#### Exercise:
The listing below begins with the first line you should copy; stop after the line containing "bg.axis('off')", and drop every picture.

#### Source excerpt:
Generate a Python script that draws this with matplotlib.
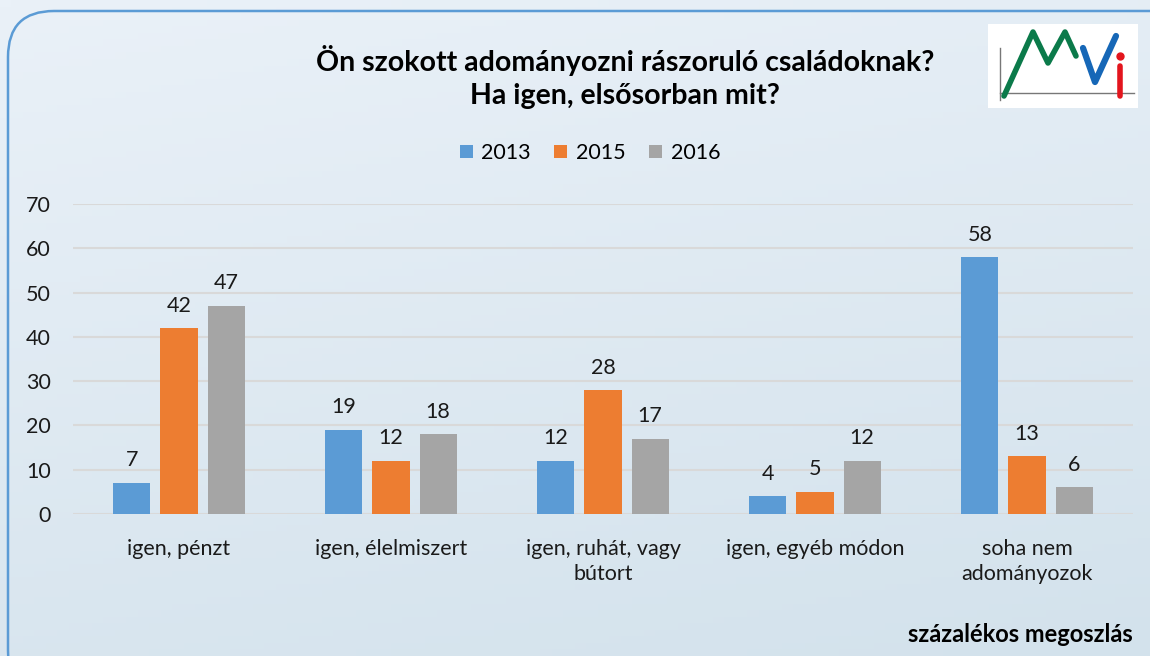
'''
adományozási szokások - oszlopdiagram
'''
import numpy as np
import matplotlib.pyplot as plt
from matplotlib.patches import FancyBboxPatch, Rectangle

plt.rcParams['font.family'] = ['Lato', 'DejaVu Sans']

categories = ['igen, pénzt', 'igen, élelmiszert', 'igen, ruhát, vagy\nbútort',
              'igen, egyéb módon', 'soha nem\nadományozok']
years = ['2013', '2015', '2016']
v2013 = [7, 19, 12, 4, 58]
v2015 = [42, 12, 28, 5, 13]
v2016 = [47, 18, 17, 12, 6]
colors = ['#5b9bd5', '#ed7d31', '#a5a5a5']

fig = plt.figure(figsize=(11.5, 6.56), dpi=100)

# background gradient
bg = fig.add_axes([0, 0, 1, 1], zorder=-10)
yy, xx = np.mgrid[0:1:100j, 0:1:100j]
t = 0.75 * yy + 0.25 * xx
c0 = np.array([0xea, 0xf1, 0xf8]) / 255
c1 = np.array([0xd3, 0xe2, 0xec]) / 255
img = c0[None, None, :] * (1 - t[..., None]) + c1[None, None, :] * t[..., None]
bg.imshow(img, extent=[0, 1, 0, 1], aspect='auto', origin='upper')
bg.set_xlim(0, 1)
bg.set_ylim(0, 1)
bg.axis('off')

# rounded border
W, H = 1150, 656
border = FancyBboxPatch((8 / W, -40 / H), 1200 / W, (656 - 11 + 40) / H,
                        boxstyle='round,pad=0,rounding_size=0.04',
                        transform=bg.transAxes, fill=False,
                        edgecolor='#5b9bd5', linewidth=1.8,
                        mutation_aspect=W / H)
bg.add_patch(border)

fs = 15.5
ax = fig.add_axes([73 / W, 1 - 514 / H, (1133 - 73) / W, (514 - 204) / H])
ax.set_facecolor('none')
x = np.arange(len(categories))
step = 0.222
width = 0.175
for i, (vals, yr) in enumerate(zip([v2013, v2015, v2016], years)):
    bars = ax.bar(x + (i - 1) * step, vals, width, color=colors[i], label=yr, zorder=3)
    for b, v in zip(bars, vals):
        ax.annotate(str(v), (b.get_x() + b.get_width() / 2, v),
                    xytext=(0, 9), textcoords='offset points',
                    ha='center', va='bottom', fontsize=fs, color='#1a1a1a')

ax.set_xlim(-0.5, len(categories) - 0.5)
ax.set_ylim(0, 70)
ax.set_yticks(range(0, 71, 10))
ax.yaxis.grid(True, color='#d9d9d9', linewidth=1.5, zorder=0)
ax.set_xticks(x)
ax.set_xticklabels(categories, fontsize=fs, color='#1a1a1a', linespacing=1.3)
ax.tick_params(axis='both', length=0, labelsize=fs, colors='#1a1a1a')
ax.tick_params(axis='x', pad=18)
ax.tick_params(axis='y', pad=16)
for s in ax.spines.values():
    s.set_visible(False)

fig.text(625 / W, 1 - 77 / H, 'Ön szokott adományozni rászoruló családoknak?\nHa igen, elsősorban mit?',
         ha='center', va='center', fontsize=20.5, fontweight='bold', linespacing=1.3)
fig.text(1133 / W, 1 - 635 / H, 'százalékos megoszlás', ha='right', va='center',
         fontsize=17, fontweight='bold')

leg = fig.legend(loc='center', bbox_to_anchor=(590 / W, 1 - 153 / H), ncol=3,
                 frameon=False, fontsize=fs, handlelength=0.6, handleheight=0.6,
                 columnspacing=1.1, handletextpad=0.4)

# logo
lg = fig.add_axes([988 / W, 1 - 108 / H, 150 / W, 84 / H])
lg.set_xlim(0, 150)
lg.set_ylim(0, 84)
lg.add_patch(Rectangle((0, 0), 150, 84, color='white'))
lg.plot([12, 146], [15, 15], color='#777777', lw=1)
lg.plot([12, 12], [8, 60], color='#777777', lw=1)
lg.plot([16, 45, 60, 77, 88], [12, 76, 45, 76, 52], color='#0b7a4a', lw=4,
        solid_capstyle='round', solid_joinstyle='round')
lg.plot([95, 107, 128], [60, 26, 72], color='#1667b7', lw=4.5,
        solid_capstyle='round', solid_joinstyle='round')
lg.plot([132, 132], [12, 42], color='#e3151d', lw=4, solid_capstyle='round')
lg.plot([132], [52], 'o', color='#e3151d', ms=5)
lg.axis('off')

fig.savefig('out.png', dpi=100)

#### Finished task:
Generate a Python script that draws this with matplotlib.
'''
adományozási szokások - oszlopdiagram
'''
import numpy as np
import matplotlib.pyplot as plt
from matplotlib.patches import FancyBboxPatch, Rectangle

plt.rcParams['font.family'] = ['Lato', 'DejaVu Sans']

categories = ['igen, pénzt', 'igen, élelmiszert', 'igen, ruhát, vagy\nbútort',
              'igen, egyéb módon', 'soha nem\nadományozok']
years = ['2013', '2015', '2016']
v2013 = [7, 19, 12, 4, 58]
v2015 = [42, 12, 28, 5, 13]
v2016 = [47, 18, 17, 12, 6]
colors = ['#5b9bd5', '#ed7d31', '#a5a5a5']

fig = plt.figure(figsize=(11.5, 6.56), dpi=100)

# background gradient
bg = fig.add_axes([0, 0, 1, 1], zorder=-10)
yy, xx = np.mgrid[0:1:100j, 0:1:100j]
t = 0.75 * yy + 0.25 * xx
c0 = np.array([0xea, 0xf1, 0xf8]) / 255
c1 = np.array([0xd3, 0xe2, 0xec]) / 255
img = c0[None, None, :] * (1 - t[..., None]) + c1[None, None, :] * t[..., None]
bg.imshow(img, extent=[0, 1, 0, 1], aspect='auto', origin='upper')
bg.set_xlim(0, 1)
bg.set_ylim(0, 1)
bg.axis('off')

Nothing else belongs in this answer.